開界録2019

ぼくの生きている実人生に架けられている「謎」を知ることから、一人で闘う階級闘争へ。

文化的資本をめぐって

時々思うのだが、このブログやYoutubeやテレビなどの外部情報を一切絶って、本を読んだり勉強したりに集中できたらいいのにと。一見簡単そうなことができないと、意志が弱いと思って意気消沈したりする。だらだらがいけない。何をするか自分で全て決めていいのに何をするでもなく、だらだら過ごして1日を終わるのは最悪だ。好奇心と向上心だけはあるつもりでいるが、それだけで何かが身についているのだろうか。つまり本当に向上しているといえるのだろうか。本を読んで何か分かったような気になるのは、そもそも錯覚ではないのか。それだけだと評価の対象にはならない。評価とは価値が認められることだ。もしぼくに何か価値があるとしたら、それは少なくとも文化的な資本になりうるはずだと思う。資本という概念は、山本哲士氏から勝手に学んだものだが、学んだことで社会的といわないまでも公共的に何かを要請されていると感じる。繋がりを自分の方から作り出す技術がこれまでのぼくの人生経験からないか、と問われる。地元の読書会の会長になってから、繋がりが生まれ、その繋がりを資本に転化する実践というものが自覚されるようになってきた。
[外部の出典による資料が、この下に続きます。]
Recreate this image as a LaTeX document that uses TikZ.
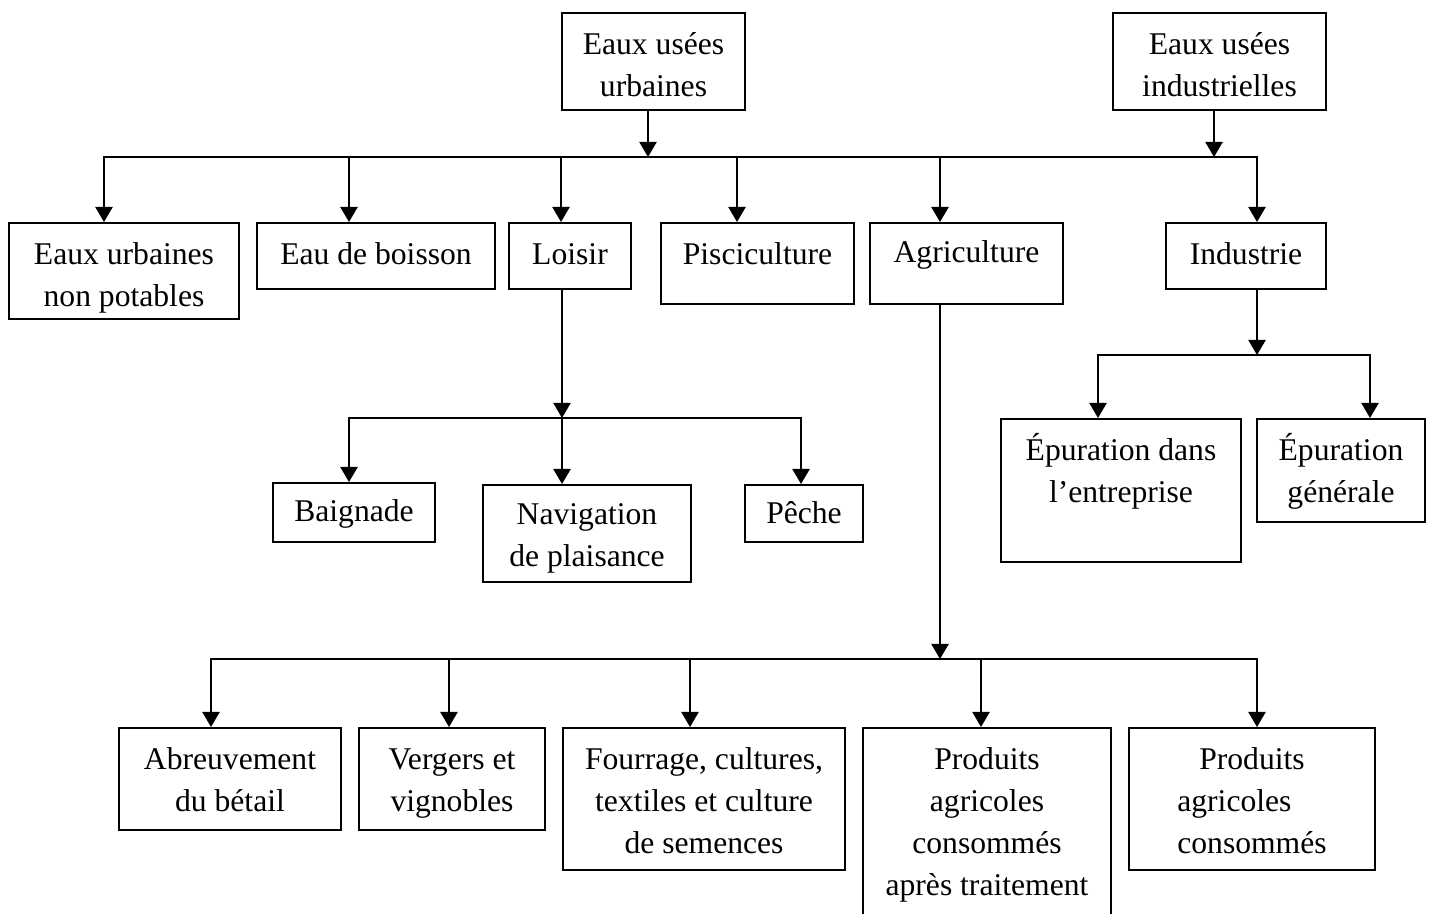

漫然と気になった本を読むというだけではなくて、その関係性の全てを展開してみせる作業も実践の一つかもしれない。本は既に出版されていれば社会的生産物である。読むという作業は、作者との1対1の全体性の交換である。源氏物語を読むとき、ぼくはぼくの全体性の中で源氏物語の全体性と交換している。だから誰かの読みから語られる世界は、ぼくの世界とは本来的に断絶していて違うものなのだ。ぼくはぼくの中で源氏を生きていて全体ができている。誰かの源氏をたまたま知って違和感があったとしても、自分の源氏世界は揺らぐことがない。読むことで掴み取ったものは、まだ読了はしていなくても予定された完結の中で自分の中にあり続ける。、、、このように関係性を展開させることはできる。ここまで書いてきて気づくことがある。展開させることで身についていることが分かるし、それを実践という概念の中に含んでもいい気がする。とにかく、やはり読むだけではダメで書くことがどうしても要請されると思う。